Karadağ, adliyelerde
arabuluculuk merkezlerinin bulunduğunu, vatandaşların oraya da gidip başvuru yapabileceğini
dile getirerek, “Arabuluculuk sürecine başvurmak ücretsiz durumda ya da
arabuluculuk merkezlerine de taraflar başvuruda bulunabiliyorlar. Asgari olarak
birden fazla olması öneriliyor tarafların buluşmasının Arabuluculuk Daire
Başkanlığı tarafından ama 2 oturum, 3 oturum da olabilir.
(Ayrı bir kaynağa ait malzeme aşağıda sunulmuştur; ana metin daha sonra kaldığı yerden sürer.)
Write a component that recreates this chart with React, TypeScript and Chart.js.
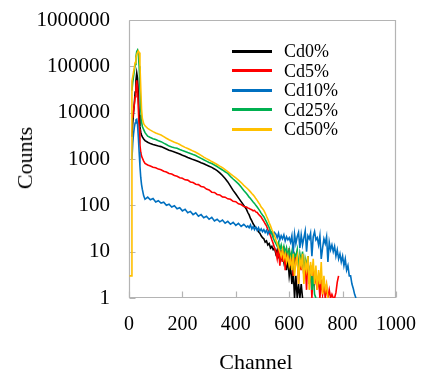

Önemli olan
tarafların uzlaşmasıdır” ifadelerini kullandı.
“SULH HÂKİMİNİN ONAYINDAN GEÇTİKTEN SONRA ANLAŞMA
İCRA EDİLEBİLECEK”
Arabuluculuk
görüşmelerine tarafların bizzat kendilerinin veya avukatlarının katılabileceği bilgisini
veren Karadağ, “Arabuluculuk anlaşmamayla sonuçlanmadığı takdirde
arabuluculuğun hazırladığı tutanak resmi bir belge olacak ve o tutanakla
birlikte dava dilekçisine ek yapılarak dava açılabilecek. Arabuluculukta
anlaşma olduğu takdirde sulh hâkiminin onayından da geçtikten sonra bu anlaşma
icra edilebilecek. Arabuluculuk işlemini reddetmekten ziyade arabuluculuk
zorunlu bir dava şartı olduğu için bunu reddetmek mümkün değil. Tarafların
katılması bu noktada büyük önem taşıyor. Kendileri veya vekilleriyle eğer ki
toplantılara katılım sağlamazlar ise geçerli bir mazeretleri olmadan bununla
ilgili yükümlülükleri doğuyor” dedi.
TARAFLARA UZLAŞMA TAVSİYESİ
Taraflara kendilerine
arabulucudan davet mektubu geldiği zaman bu davete icabet etmelerini, eğer bu konuda
yardıma ihtiyaç duyulmaları halinde mutlaka hukuki yardım almalarını, delilleri
varsa bunları o süreçte rahat bir şekilde konuşmalarını öneren Karadağ,
sözlerini şöyle sürdürdü:
“Çünkü arabuluculuk
sürecinde delillerin sunulması, konuşmaların yapılması büyük bir gizlilik
içerisinde, büyük bir özen yükümlülüğü içerisinde yapılıyor, o noktada teklifte
bulunurken içleri rahat olsun. Dava açıldığı zaman davalardaki mahkemelerin iş
yükleri, davaların uzun yıllar sürecek olması, bu süreçte enflasyonun, paranın
değer kaybı gibi tüm bunları göz önüne alarak uzlaşmanın daha iyi bir yol
olabileceğini unutmamalarını tavsiye ediyoruz”.